#### [Exercise task]
Would you write out the listing verbatim and skip every picture in it?

#### [Information provided]
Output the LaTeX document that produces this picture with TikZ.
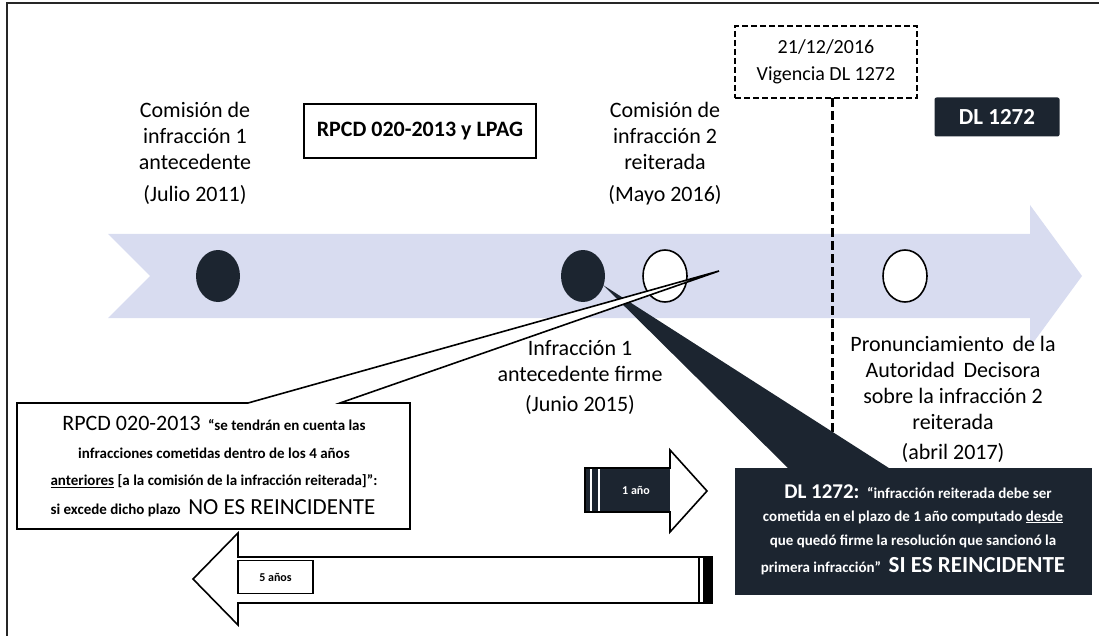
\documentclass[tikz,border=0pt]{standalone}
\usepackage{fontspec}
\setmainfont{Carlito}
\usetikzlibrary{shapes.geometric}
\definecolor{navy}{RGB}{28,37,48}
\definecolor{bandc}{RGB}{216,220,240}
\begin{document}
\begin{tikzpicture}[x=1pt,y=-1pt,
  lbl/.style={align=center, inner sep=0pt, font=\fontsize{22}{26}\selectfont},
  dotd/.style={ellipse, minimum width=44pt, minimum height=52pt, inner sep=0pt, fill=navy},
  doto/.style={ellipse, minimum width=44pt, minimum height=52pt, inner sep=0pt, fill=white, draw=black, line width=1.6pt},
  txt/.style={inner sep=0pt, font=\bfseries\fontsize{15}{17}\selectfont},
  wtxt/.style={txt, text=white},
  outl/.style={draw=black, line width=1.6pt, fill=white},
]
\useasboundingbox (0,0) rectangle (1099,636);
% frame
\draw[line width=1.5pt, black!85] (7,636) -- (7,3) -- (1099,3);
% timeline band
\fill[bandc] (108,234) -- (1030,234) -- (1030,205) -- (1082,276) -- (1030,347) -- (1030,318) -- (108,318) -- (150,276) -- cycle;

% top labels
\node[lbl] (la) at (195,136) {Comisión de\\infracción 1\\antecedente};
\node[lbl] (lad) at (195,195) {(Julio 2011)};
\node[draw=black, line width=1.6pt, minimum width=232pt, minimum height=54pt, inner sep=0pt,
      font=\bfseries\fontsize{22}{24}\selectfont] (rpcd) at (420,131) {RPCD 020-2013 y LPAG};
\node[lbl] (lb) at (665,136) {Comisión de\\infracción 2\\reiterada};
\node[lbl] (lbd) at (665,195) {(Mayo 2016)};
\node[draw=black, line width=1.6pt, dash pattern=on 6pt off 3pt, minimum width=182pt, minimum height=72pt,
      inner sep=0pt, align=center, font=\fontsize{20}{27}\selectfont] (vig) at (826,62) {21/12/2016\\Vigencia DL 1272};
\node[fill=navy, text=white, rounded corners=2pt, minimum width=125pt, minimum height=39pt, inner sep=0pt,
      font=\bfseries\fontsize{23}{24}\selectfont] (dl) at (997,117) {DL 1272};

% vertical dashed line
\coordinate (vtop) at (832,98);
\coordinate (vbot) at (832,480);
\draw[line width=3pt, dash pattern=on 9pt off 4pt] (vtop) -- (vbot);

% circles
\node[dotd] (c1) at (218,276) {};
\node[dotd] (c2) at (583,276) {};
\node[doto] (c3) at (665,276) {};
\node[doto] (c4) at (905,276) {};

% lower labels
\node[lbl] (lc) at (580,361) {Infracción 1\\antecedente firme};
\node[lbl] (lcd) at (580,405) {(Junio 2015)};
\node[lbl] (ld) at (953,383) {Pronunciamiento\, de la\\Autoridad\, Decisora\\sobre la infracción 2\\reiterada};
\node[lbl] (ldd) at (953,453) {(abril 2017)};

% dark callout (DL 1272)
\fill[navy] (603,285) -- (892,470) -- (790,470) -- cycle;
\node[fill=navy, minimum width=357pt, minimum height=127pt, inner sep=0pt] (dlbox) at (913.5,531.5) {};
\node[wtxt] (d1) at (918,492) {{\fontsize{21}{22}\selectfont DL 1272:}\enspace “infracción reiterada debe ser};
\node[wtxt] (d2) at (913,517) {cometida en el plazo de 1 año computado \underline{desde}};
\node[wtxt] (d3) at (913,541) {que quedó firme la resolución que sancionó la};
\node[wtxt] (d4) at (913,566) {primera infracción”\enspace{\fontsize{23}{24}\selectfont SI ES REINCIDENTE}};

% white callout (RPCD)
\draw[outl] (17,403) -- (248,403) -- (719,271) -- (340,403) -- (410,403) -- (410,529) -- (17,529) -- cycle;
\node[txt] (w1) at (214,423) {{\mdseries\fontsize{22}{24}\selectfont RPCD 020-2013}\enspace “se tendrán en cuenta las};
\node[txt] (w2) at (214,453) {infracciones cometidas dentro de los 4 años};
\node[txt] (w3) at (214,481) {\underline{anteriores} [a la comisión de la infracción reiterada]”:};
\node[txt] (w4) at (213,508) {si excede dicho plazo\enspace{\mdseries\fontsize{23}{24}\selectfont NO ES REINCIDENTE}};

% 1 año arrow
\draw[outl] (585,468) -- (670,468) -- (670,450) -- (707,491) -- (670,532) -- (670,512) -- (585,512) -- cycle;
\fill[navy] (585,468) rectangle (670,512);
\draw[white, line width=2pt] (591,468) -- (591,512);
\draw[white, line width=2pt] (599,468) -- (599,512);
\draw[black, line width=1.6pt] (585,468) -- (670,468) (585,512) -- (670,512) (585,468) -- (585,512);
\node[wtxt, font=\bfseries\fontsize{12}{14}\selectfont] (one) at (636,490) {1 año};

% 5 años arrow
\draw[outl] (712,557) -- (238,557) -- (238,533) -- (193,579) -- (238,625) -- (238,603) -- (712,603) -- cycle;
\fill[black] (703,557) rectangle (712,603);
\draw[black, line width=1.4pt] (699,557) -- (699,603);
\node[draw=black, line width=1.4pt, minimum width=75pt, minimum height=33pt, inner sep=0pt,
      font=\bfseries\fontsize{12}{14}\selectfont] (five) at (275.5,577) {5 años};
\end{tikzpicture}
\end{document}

#### [Solution for this exercise]
Output the LaTeX document that produces this picture with TikZ.
\documentclass[tikz,border=0pt]{standalone}
\usepackage{fontspec}
\setmainfont{Carlito}
\usetikzlibrary{shapes.geometric}
\definecolor{navy}{RGB}{28,37,48}
\definecolor{bandc}{RGB}{216,220,240}
\begin{document}
\begin{tikzpicture}[x=1pt,y=-1pt,
  lbl/.style={align=center, inner sep=0pt, font=\fontsize{22}{26}\selectfont},
  dotd/.style={ellipse, minimum width=44pt, minimum height=52pt, inner sep=0pt, fill=navy},
  doto/.style={ellipse, minimum width=44pt, minimum height=52pt, inner sep=0pt, fill=white, draw=black, line width=1.6pt},
  txt/.style={inner sep=0pt, font=\bfseries\fontsize{15}{17}\selectfont},
  wtxt/.style={txt, text=white},
  outl/.style={draw=black, line width=1.6pt, fill=white},
]
\useasboundingbox (0,0) rectangle (1099,636);
% frame
\draw[line width=1.5pt, black!85] (7,636) -- (7,3) -- (1099,3);
% timeline band
\fill[bandc] (108,234) -- (1030,234) -- (1030,205) -- (1082,276) -- (1030,347) -- (1030,318) -- (108,318) -- (150,276) -- cycle;

% top labels
\node[lbl] (la) at (195,136) {Comisión de\\infracción 1\\antecedente};
\node[lbl] (lad) at (195,195) {(Julio 2011)};
\node[draw=black, line width=1.6pt, minimum width=232pt, minimum height=54pt, inner sep=0pt,
      font=\bfseries\fontsize{22}{24}\selectfont] (rpcd) at (420,131) {RPCD 020-2013 y LPAG};
\node[lbl] (lb) at (665,136) {Comisión de\\infracción 2\\reiterada};
\node[lbl] (lbd) at (665,195) {(Mayo 2016)};
\node[draw=black, line width=1.6pt, dash pattern=on 6pt off 3pt, minimum width=182pt, minimum height=72pt,
      inner sep=0pt, align=center, font=\fontsize{20}{27}\selectfont] (vig) at (826,62) {21/12/2016\\Vigencia DL 1272};
\node[fill=navy, text=white, rounded corners=2pt, minimum width=125pt, minimum height=39pt, inner sep=0pt,
      font=\bfseries\fontsize{23}{24}\selectfont] (dl) at (997,117) {DL 1272};

% vertical dashed line
\coordinate (vtop) at (832,98);
\coordinate (vbot) at (832,480);
\draw[line width=3pt, dash pattern=on 9pt off 4pt] (vtop) -- (vbot);

% circles
\node[dotd] (c1) at (218,276) {};
\node[dotd] (c2) at (583,276) {};
\node[doto] (c3) at (665,276) {};
\node[doto] (c4) at (905,276) {};

% lower labels
\node[lbl] (lc) at (580,361) {Infracción 1\\antecedente firme};
\node[lbl] (lcd) at (580,405) {(Junio 2015)};
\node[lbl] (ld) at (953,383) {Pronunciamiento\, de la\\Autoridad\, Decisora\\sobre la infracción 2\\reiterada};
\node[lbl] (ldd) at (953,453) {(abril 2017)};

% dark callout (DL 1272)
\fill[navy] (603,285) -- (892,470) -- (790,470) -- cycle;
\node[fill=navy, minimum width=357pt, minimum height=127pt, inner sep=0pt] (dlbox) at (913.5,531.5) {};
\node[wtxt] (d1) at (918,492) {{\fontsize{21}{22}\selectfont DL 1272:}\enspace “infracción reiterada debe ser};
\node[wtxt] (d2) at (913,517) {cometida en el plazo de 1 año computado \underline{desde}};
\node[wtxt] (d3) at (913,541) {que quedó firme la resolución que sancionó la};
\node[wtxt] (d4) at (913,566) {primera infracción”\enspace{\fontsize{23}{24}\selectfont SI ES REINCIDENTE}};

% white callout (RPCD)
\draw[outl] (17,403) -- (248,403) -- (719,271) -- (340,403) -- (410,403) -- (410,529) -- (17,529) -- cycle;
\node[txt] (w1) at (214,423) {{\mdseries\fontsize{22}{24}\selectfont RPCD 020-2013}\enspace “se tendrán en cuenta las};
\node[txt] (w2) at (214,453) {infracciones cometidas dentro de los 4 años};
\node[txt] (w3) at (214,481) {\underline{anteriores} [a la comisión de la infracción reiterada]”:};
\node[txt] (w4) at (213,508) {si excede dicho plazo\enspace{\mdseries\fontsize{23}{24}\selectfont NO ES REINCIDENTE}};

% 1 año arrow
\draw[outl] (585,468) -- (670,468) -- (670,450) -- (707,491) -- (670,532) -- (670,512) -- (585,512) -- cycle;
\fill[navy] (585,468) rectangle (670,512);
\draw[white, line width=2pt] (591,468) -- (591,512);
\draw[white, line width=2pt] (599,468) -- (599,512);
\draw[black, line width=1.6pt] (585,468) -- (670,468) (585,512) -- (670,512) (585,468) -- (585,512);
\node[wtxt, font=\bfseries\fontsize{12}{14}\selectfont] (one) at (636,490) {1 año};

% 5 años arrow
\draw[outl] (712,557) -- (238,557) -- (238,533) -- (193,579) -- (238,625) -- (238,603) -- (712,603) -- cycle;
\fill[black] (703,557) rectangle (712,603);
\draw[black, line width=1.4pt] (699,557) -- (699,603);
\node[draw=black, line width=1.4pt, minimum width=75pt, minimum height=33pt, inner sep=0pt,
      font=\bfseries\fontsize{12}{14}\selectfont] (five) at (275.5,577) {5 años};
\end{tikzpicture}
\end{document}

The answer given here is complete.